HMK’ nın 220. maddesinin 3. fıkrası “Belgeyi ibraz etmesine karar verilen taraf, kendisine verilen sürede belgeyi ibraz etmez ve aynı sürede, delilleriyle birlikte ibraz etmemesi hakkında kabul edilebilir bir mazeret göstermez ya da belgenin elinde bulunduğunu inkâr eder ve teklif edilen yemini kabul veya icra etmezse, mahkeme, duruma göre belgenin içeriği konusunda diğer tarafın beyanını kabul edebilir.” hükmünü haiz olduğu halde, mahkemece bu hüküm göz ardı edilerek, davalı vekilinin hazır bulunduğu celse de, taraf ticari defterlerinin incelenmesine yönelik olarak usulsüz ara karar oluşturulduğu, sonuçta defterleri sunması için meşruhatlı tebligat yapılmayan davalının defterini sunmadığı, halbuki, davacının davalının ticari defterlerine de dayandığı, bu suretle delillerin değerlendirilmesi bakımından, irsaliyeli faturaların davalı defterlerinde kayıtlı olup olmadığının belirlenmesi gerektiği, sonuçta HMK ve TTK kapsamında ticari defterlerin incelenmesi ile ilgili hükümlerin açık olduğu, mahkemece ilgili hükümler işletilmeden davacının davasını ispatlayamadığı gerekçesiyle verilen ret kararı ile, HMK. 190. maddesinde düzenlenen iddia edenin iddiasını ispat etme kuralı gereği davacının ispat hakkını kullanma imkanının engellenmiş olduğu anlaşılmıştır.
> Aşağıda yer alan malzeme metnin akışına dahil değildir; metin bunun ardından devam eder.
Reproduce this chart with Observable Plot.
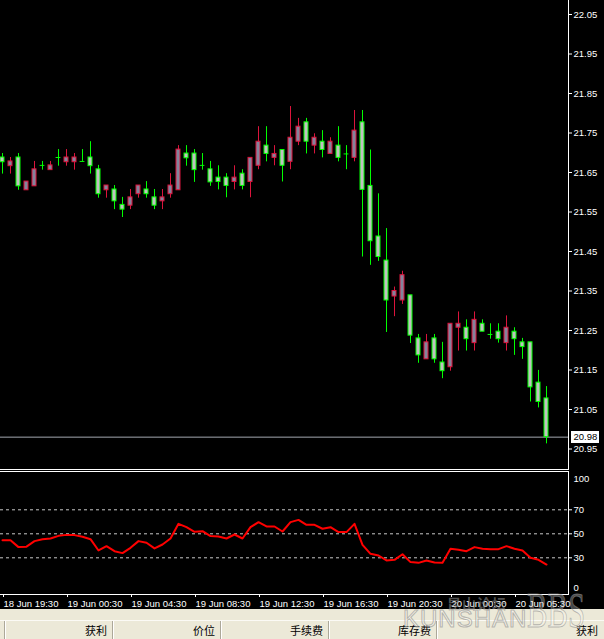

Mahkemece, ticaret sicil gazetesinden davalı şirketin tescil adresinin Sakarya olduğu gözetilerek Sakarya Asliye Ticaret Mahkemesine talimat yazılarak, ticari defter ve kayıtlarının ibrazı için HMK’nın 222 inci maddesi kapsamında davalı şirkete gönderilecek davetiye’ ye defterlerini ibrazdan kaçınmasının sonuçları şerh düşürülmek suretiyle mehil verilmesine, defterler sunulduğu takdirde bilirkişi incelemesi yaptırtılarak rapor alınmasının sağlanması gerektiği halde, mevcut delil durumuna göre karar verilmesinin usul ve yasaya aykırı olduğu anlaşıldığından davacı vekilinni istinaf başvurusunun kabulü ile HMK 353/1-a-6 maddesi gereğince kararın kaldırılarak, belirtilen eksiklikler tamamlanarak, yeniden yargılama yapılması için dosyanın mahkemesine gönderilmesine karar vermek gerektiği kanaatine varılarak aşağıdaki hüküm kurulmuştur.
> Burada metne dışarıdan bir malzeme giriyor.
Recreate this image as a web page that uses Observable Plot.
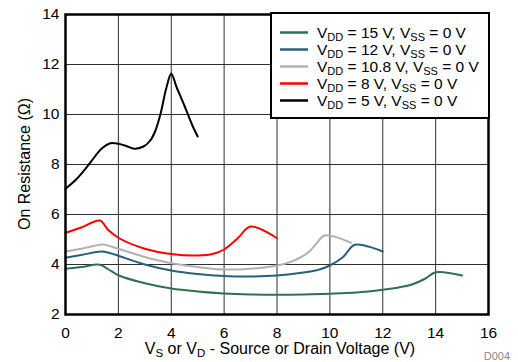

HÜKÜM : Yukarıda açıklanan nedenlerle;
Davacı vekilinin istinaf başvurusunun KABULÜ ile;
1-İstanbul Anadolu 1. Asliye Ticaret Mahkemesi’ nin 28/11/2017 tarih ve 2016/739 Esas – 2017/1301 Karar sayılı kararının ORTADAN KALDIRILMASINA ve HMK 353/1-a6 maddesi uyarınca dosyanın mahkemesine İADESİNE,
2-Harçlar Kanunu gereğince davacı tarafça yatırılan 98,10 TL istinaf başvuru harcının hazineye gelir kaydına, 35,90 TL istinaf karar harcının talep halinde iadesine,
3-İstinaf yönünden yapılan giderlerin davacı üzerinde bırakılmasına,
4-Artan gider avansı olması halinde davacıya iadesine,
5-Kararın ilk derece mahkemesi tarafından, dosyanın taraflarına tebliğe gönderilmesine,
Dosya üzerinde yapılan inceleme sonucunda 21/11/2018 tarihinde HMK 353/1-a6 maddesi gereğince kesin olarak oy birliği ile karar verildi.